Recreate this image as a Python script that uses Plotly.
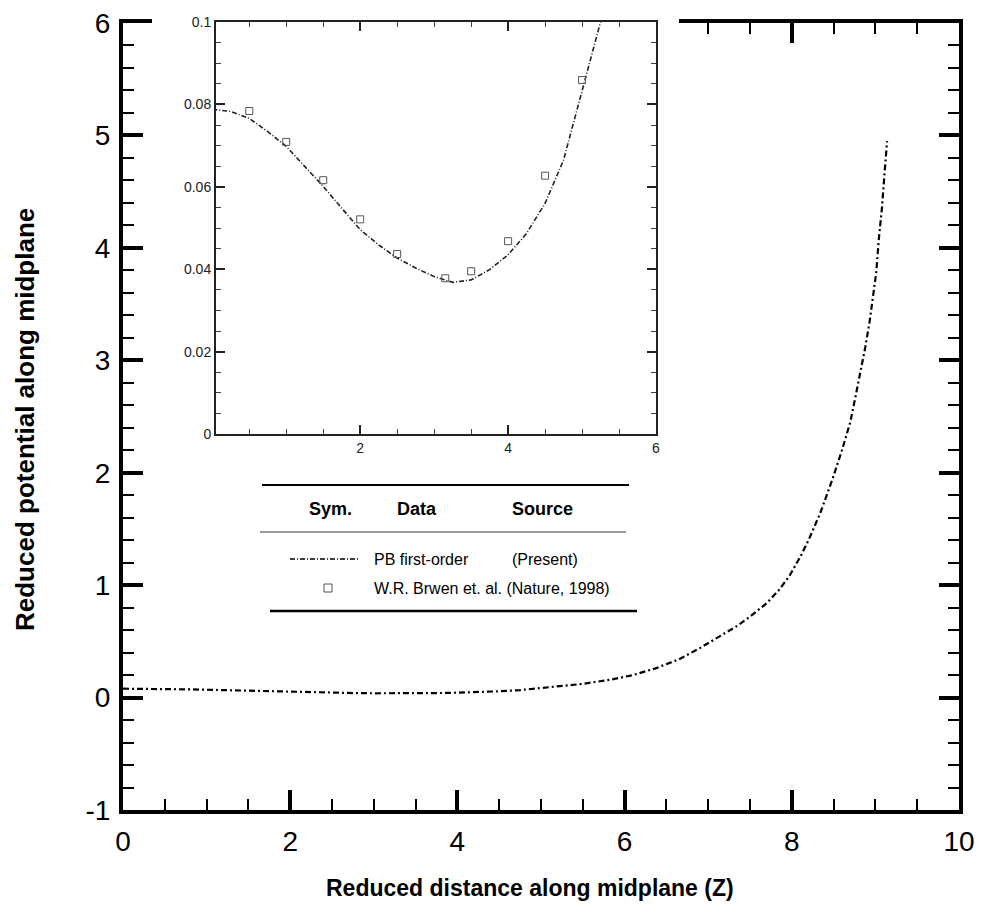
import plotly.graph_objects as go

W, H = 981, 905

# ---------------- data ----------------
pb_z = [0.0, 0.25, 0.5, 0.75, 1.0, 1.25, 1.5, 1.75, 2.0, 2.25, 2.5, 2.75, 3.0, 3.25,
        3.5, 3.75, 4.0, 4.25, 4.5, 4.75, 5.0, 5.25, 5.5, 5.84, 6.1, 6.37, 6.65, 6.9,
        7.1, 7.33, 7.5, 7.7, 7.85, 7.97, 8.1, 8.2, 8.34, 8.49, 8.6, 8.7, 8.76, 8.83,
        8.88, 8.93, 8.97, 9.01, 9.04, 9.08, 9.11, 9.14]
pb_psi = [0.0788, 0.0783, 0.0766, 0.0734, 0.0698, 0.0649, 0.0601, 0.0548, 0.0496,
          0.0459, 0.0427, 0.0403, 0.0382, 0.0368, 0.0374, 0.0399, 0.0435, 0.0487,
          0.0560, 0.0665, 0.0831, 0.100, 0.122, 0.16, 0.20, 0.26, 0.34, 0.44, 0.53,
          0.63, 0.72, 0.84, 0.96, 1.08, 1.25, 1.40, 1.64, 1.95, 2.20, 2.45, 2.67,
          2.92, 3.12, 3.34, 3.54, 3.78, 4.07, 4.37, 4.67, 4.95]

bowen_z = [0.5, 1.0, 1.5, 2.0, 2.5, 3.15, 3.5, 4.0, 4.5, 5.0]
bowen_psi = [0.0784, 0.0709, 0.0616, 0.0521, 0.0437, 0.0378, 0.0395, 0.0468, 0.0627, 0.0859]

main_xticks = [0, 2, 4, 6, 8, 10]
main_yticks = [-1, 0, 1, 2, 3, 4, 5, 6]
main_yticklabels = ["-1", "0", "1", "2", "3", "4", "5", "6"]
inset_xticks = [2, 4, 6]
inset_yticks = [0, 0.02, 0.04, 0.06, 0.08, 0.1]
inset_yticklabels = ["0", "0.02", "0.04", "0.06", "0.08", "0.1"]

x_title = "Reduced distance along midplane (Z)"
y_title = "Reduced potential along midplane"
leg_header = ["Sym.", "Data", "Source"]
leg_row1 = ["PB first-order", "(Present)"]
leg_row2 = "W.R. Brwen et. al. (Nature, 1998)"

# cover polygon (unit square) used to blank the area behind the inset
cover_x = [0, 1, 1, 0, 0]
cover_y = [0, 0, 1, 1, 0]

FONT = "Liberation Sans, Arial, sans-serif"


def px(x):
    return x / W


def py(y):
    return 1 - y / H


fig = go.Figure()

# main curve
fig.add_trace(go.Scatter(x=pb_z, y=pb_psi, mode="lines", xaxis="x", yaxis="y",
                         line=dict(color="black", width=2.2, dash="6px,3px,2px,3px"),
                         showlegend=False, hoverinfo="skip"))
# white cover behind the inset (subplot 2)
fig.add_trace(go.Scatter(x=cover_x, y=cover_y, mode="lines", fill="toself",
                         fillcolor="white", line=dict(width=0, color="white"),
                         xaxis="x2", yaxis="y2", showlegend=False, hoverinfo="skip"))
# inset curve
fig.add_trace(go.Scatter(x=pb_z, y=pb_psi, mode="lines", xaxis="x3", yaxis="y3",
                         line=dict(color="#222", width=1.6, dash="5px,2px,1px,2px"),
                         showlegend=False, hoverinfo="skip"))
# inset experimental points
fig.add_trace(go.Scatter(x=bowen_z, y=bowen_psi, mode="markers", xaxis="x3", yaxis="y3",
                         marker=dict(symbol="square-open", size=7,
                                     line=dict(color="#555", width=1), color="#555"),
                         showlegend=False, hoverinfo="skip"))

main_ax = dict(showline=True, linewidth=4, linecolor="black", mirror="ticks",
               ticks="inside", ticklen=20, tickwidth=4, tickcolor="black",
               showgrid=False, zeroline=False, automargin=False,
               ticklabelstandoff=3,
               tickfont=dict(family=FONT, size=28, color="black"))

inset_ax = dict(showline=True, linewidth=2, linecolor="#222", mirror="ticks",
                ticks="inside", ticklen=9, tickwidth=2, tickcolor="#222",
                showgrid=False, zeroline=False, automargin=False,
                tickfont=dict(family=FONT, size=14, color="#222"))

fig.update_layout(
    template="none",
    width=W, height=H, margin=dict(l=0, r=0, t=0, b=0, pad=0, autoexpand=False),
    paper_bgcolor="white", plot_bgcolor="white", showlegend=False,
    xaxis=dict(domain=[px(123), px(959)], range=[0, 10], tickvals=main_xticks,
               minor=dict(dtick=0.5, ticklen=11, tickwidth=2, tickcolor="black",
                          ticks="inside"),
               anchor="y", **main_ax),
    yaxis=dict(domain=[py(810), py(23)], range=[-1, 6], tickvals=main_yticks,
               ticktext=main_yticklabels,
               minor=dict(dtick=0.2, ticklen=11, tickwidth=2, tickcolor="black",
                          ticks="inside"),
               anchor="x", **main_ax),
    xaxis2=dict(domain=[px(152), px(679)], range=[0, 1], visible=False,
                anchor="y2", fixedrange=True, automargin=False),
    yaxis2=dict(domain=[py(458), 1.0], range=[0, 1], visible=False,
                anchor="x2", fixedrange=True, automargin=False),
    xaxis3=dict(domain=[px(216), px(656)], range=[0.05, 6], tickvals=inset_xticks,
                anchor="y3",
                minor=dict(dtick=0.5, ticklen=5, tickwidth=1, tickcolor="#444",
                           ticks="inside"),
                **inset_ax),
    yaxis3=dict(domain=[py(434), py(22)], range=[0, 0.1], tickvals=inset_yticks,
                ticktext=inset_yticklabels, anchor="x3",
                minor=dict(dtick=0.005, ticklen=5, tickwidth=1, tickcolor="#444",
                           ticks="inside"),
                **inset_ax),
)

ann = []
ann.append(dict(text=x_title, x=px(530), y=py(888), xref="paper", yref="paper",
                showarrow=False, xanchor="center", yanchor="middle",
                font=dict(family=FONT, size=23, color="black", weight="bold")))
ann.append(dict(text=y_title, x=px(25), y=py(420), xref="paper", yref="paper",
                showarrow=False, xanchor="center", yanchor="middle", textangle=-90,
                font=dict(family=FONT, size=26, color="black", weight="bold")))
for txt, cx in zip(leg_header, [330, 417, 542]):
    ann.append(dict(text=txt, x=px(cx), y=py(509), xref="paper", yref="paper",
                    showarrow=False, xanchor="center", yanchor="middle",
                    font=dict(family=FONT, size=18, color="black", weight="bold")))
for txt, lx in zip(leg_row1, [372, 510]):
    ann.append(dict(text=txt, x=px(lx), y=py(559), xref="paper", yref="paper",
                    showarrow=False, xanchor="left", yanchor="middle",
                    font=dict(family=FONT, size=16, color="black")))
ann.append(dict(text=leg_row2, x=px(372), y=py(588), xref="paper", yref="paper",
                showarrow=False, xanchor="left", yanchor="middle",
                font=dict(family=FONT, size=16, color="black")))
fig.update_layout(annotations=ann)

shapes = [
    dict(type="line", xref="paper", yref="paper", x0=px(262), x1=px(629),
         y0=py(485), y1=py(485), line=dict(color="black", width=2)),
    dict(type="line", xref="paper", yref="paper", x0=px(260), x1=px(626),
         y0=py(532), y1=py(532), line=dict(color="#9a9a9a", width=2)),
    dict(type="line", xref="paper", yref="paper", x0=px(270), x1=px(637),
         y0=py(611), y1=py(611), line=dict(color="black", width=2.5)),
    dict(type="line", xref="paper", yref="paper", x0=px(290), x1=px(360),
         y0=py(559), y1=py(559),
         line=dict(color="black", width=1.6, dash="5px,2px,1px,2px")),
    dict(type="rect", xref="paper", yref="paper", x0=px(324), x1=px(332),
         y0=py(592), y1=py(584), line=dict(color="#555", width=1),
         fillcolor="white"),
]
fig.update_layout(shapes=shapes)

fig.write_html("out.html")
★ ★ ★ ★ ★
=== Problem description ===
The pictures should not be reproduced; quote all of the other material exactly.

=== Result of this task ===
Recreate this image as a Python script that uses Plotly.
import plotly.graph_objects as go

W, H = 981, 905

# ---------------- data ----------------
pb_z = [0.0, 0.25, 0.5, 0.75, 1.0, 1.25, 1.5, 1.75, 2.0, 2.25, 2.5, 2.75, 3.0, 3.25,
        3.5, 3.75, 4.0, 4.25, 4.5, 4.75, 5.0, 5.25, 5.5, 5.84, 6.1, 6.37, 6.65, 6.9,
        7.1, 7.33, 7.5, 7.7, 7.85, 7.97, 8.1, 8.2, 8.34, 8.49, 8.6, 8.7, 8.76, 8.83,
        8.88, 8.93, 8.97, 9.01, 9.04, 9.08, 9.11, 9.14]
pb_psi = [0.0788, 0.0783, 0.0766, 0.0734, 0.0698, 0.0649, 0.0601, 0.0548, 0.0496,
          0.0459, 0.0427, 0.0403, 0.0382, 0.0368, 0.0374, 0.0399, 0.0435, 0.0487,
          0.0560, 0.0665, 0.0831, 0.100, 0.122, 0.16, 0.20, 0.26, 0.34, 0.44, 0.53,
          0.63, 0.72, 0.84, 0.96, 1.08, 1.25, 1.40, 1.64, 1.95, 2.20, 2.45, 2.67,
          2.92, 3.12, 3.34, 3.54, 3.78, 4.07, 4.37, 4.67, 4.95]

bowen_z = [0.5, 1.0, 1.5, 2.0, 2.5, 3.15, 3.5, 4.0, 4.5, 5.0]
bowen_psi = [0.0784, 0.0709, 0.0616, 0.0521, 0.0437, 0.0378, 0.0395, 0.0468, 0.0627, 0.0859]

main_xticks = [0, 2, 4, 6, 8, 10]
main_yticks = [-1, 0, 1, 2, 3, 4, 5, 6]
main_yticklabels = ["-1", "0", "1", "2", "3", "4", "5", "6"]
inset_xticks = [2, 4, 6]
inset_yticks = [0, 0.02, 0.04, 0.06, 0.08, 0.1]
inset_yticklabels = ["0", "0.02", "0.04", "0.06", "0.08", "0.1"]

x_title = "Reduced distance along midplane (Z)"
y_title = "Reduced potential along midplane"
leg_header = ["Sym.", "Data", "Source"]
leg_row1 = ["PB first-order", "(Present)"]
leg_row2 = "W.R. Brwen et. al. (Nature, 1998)"

# cover polygon (unit square) used to blank the area behind the inset
cover_x = [0, 1, 1, 0, 0]
cover_y = [0, 0, 1, 1, 0]

FONT = "Liberation Sans, Arial, sans-serif"


def px(x):
    return x / W


def py(y):
    return 1 - y / H


fig = go.Figure()

# main curve
fig.add_trace(go.Scatter(x=pb_z, y=pb_psi, mode="lines", xaxis="x", yaxis="y",
                         line=dict(color="black", width=2.2, dash="6px,3px,2px,3px"),
                         showlegend=False, hoverinfo="skip"))
# white cover behind the inset (subplot 2)
fig.add_trace(go.Scatter(x=cover_x, y=cover_y, mode="lines", fill="toself",
                         fillcolor="white", line=dict(width=0, color="white"),
                         xaxis="x2", yaxis="y2", showlegend=False, hoverinfo="skip"))
# inset curve
fig.add_trace(go.Scatter(x=pb_z, y=pb_psi, mode="lines", xaxis="x3", yaxis="y3",
                         line=dict(color="#222", width=1.6, dash="5px,2px,1px,2px"),
                         showlegend=False, hoverinfo="skip"))
# inset experimental points
fig.add_trace(go.Scatter(x=bowen_z, y=bowen_psi, mode="markers", xaxis="x3", yaxis="y3",
                         marker=dict(symbol="square-open", size=7,
                                     line=dict(color="#555", width=1), color="#555"),
                         showlegend=False, hoverinfo="skip"))

main_ax = dict(showline=True, linewidth=4, linecolor="black", mirror="ticks",
               ticks="inside", ticklen=20, tickwidth=4, tickcolor="black",
               showgrid=False, zeroline=False, automargin=False,
               ticklabelstandoff=3,
               tickfont=dict(family=FONT, size=28, color="black"))

inset_ax = dict(showline=True, linewidth=2, linecolor="#222", mirror="ticks",
                ticks="inside", ticklen=9, tickwidth=2, tickcolor="#222",
                showgrid=False, zeroline=False, automargin=False,
                tickfont=dict(family=FONT, size=14, color="#222"))

fig.update_layout(
    template="none",
    width=W, height=H, margin=dict(l=0, r=0, t=0, b=0, pad=0, autoexpand=False),
    paper_bgcolor="white", plot_bgcolor="white", showlegend=False,
    xaxis=dict(domain=[px(123), px(959)], range=[0, 10], tickvals=main_xticks,
               minor=dict(dtick=0.5, ticklen=11, tickwidth=2, tickcolor="black",
                          ticks="inside"),
               anchor="y", **main_ax),
    yaxis=dict(domain=[py(810), py(23)], range=[-1, 6], tickvals=main_yticks,
               ticktext=main_yticklabels,
               minor=dict(dtick=0.2, ticklen=11, tickwidth=2, tickcolor="black",
                          ticks="inside"),
               anchor="x", **main_ax),
    xaxis2=dict(domain=[px(152), px(679)], range=[0, 1], visible=False,
                anchor="y2", fixedrange=True, automargin=False),
    yaxis2=dict(domain=[py(458), 1.0], range=[0, 1], visible=False,
                anchor="x2", fixedrange=True, automargin=False),
    xaxis3=dict(domain=[px(216), px(656)], range=[0.05, 6], tickvals=inset_xticks,
                anchor="y3",
                minor=dict(dtick=0.5, ticklen=5, tickwidth=1, tickcolor="#444",
                           ticks="inside"),
                **inset_ax),
    yaxis3=dict(domain=[py(434), py(22)], range=[0, 0.1], tickvals=inset_yticks,
                ticktext=inset_yticklabels, anchor="x3",
                minor=dict(dtick=0.005, ticklen=5, tickwidth=1, tickcolor="#444",
                           ticks="inside"),
                **inset_ax),
)

ann = []
ann.append(dict(text=x_title, x=px(530), y=py(888), xref="paper", yref="paper",
                showarrow=False, xanchor="center", yanchor="middle",
                font=dict(family=FONT, size=23, color="black", weight="bold")))
ann.append(dict(text=y_title, x=px(25), y=py(420), xref="paper", yref="paper",
                showarrow=False, xanchor="center", yanchor="middle", textangle=-90,
                font=dict(family=FONT, size=26, color="black", weight="bold")))
for txt, cx in zip(leg_header, [330, 417, 542]):
    ann.append(dict(text=txt, x=px(cx), y=py(509), xref="paper", yref="paper",
                    showarrow=False, xanchor="center", yanchor="middle",
                    font=dict(family=FONT, size=18, color="black", weight="bold")))
for txt, lx in zip(leg_row1, [372, 510]):
    ann.append(dict(text=txt, x=px(lx), y=py(559), xref="paper", yref="paper",
                    showarrow=False, xanchor="left", yanchor="middle",
                    font=dict(family=FONT, size=16, color="black")))
ann.append(dict(text=leg_row2, x=px(372), y=py(588), xref="paper", yref="paper",
                showarrow=False, xanchor="left", yanchor="middle",
                font=dict(family=FONT, size=16, color="black")))
fig.update_layout(annotations=ann)

shapes = [
    dict(type="line", xref="paper", yref="paper", x0=px(262), x1=px(629),
         y0=py(485), y1=py(485), line=dict(color="black", width=2)),
    dict(type="line", xref="paper", yref="paper", x0=px(260), x1=px(626),
         y0=py(532), y1=py(532), line=dict(color="#9a9a9a", width=2)),
    dict(type="line", xref="paper", yref="paper", x0=px(270), x1=px(637),
         y0=py(611), y1=py(611), line=dict(color="black", width=2.5)),
    dict(type="line", xref="paper", yref="paper", x0=px(290), x1=px(360),
         y0=py(559), y1=py(559),
         line=dict(color="black", width=1.6, dash="5px,2px,1px,2px")),
    dict(type="rect", xref="paper", yref="paper", x0=px(324), x1=px(332),
         y0=py(592), y1=py(584), line=dict(color="#555", width=1),
         fillcolor="white"),
]
fig.update_layout(shapes=shapes)

fig.write_html("out.html")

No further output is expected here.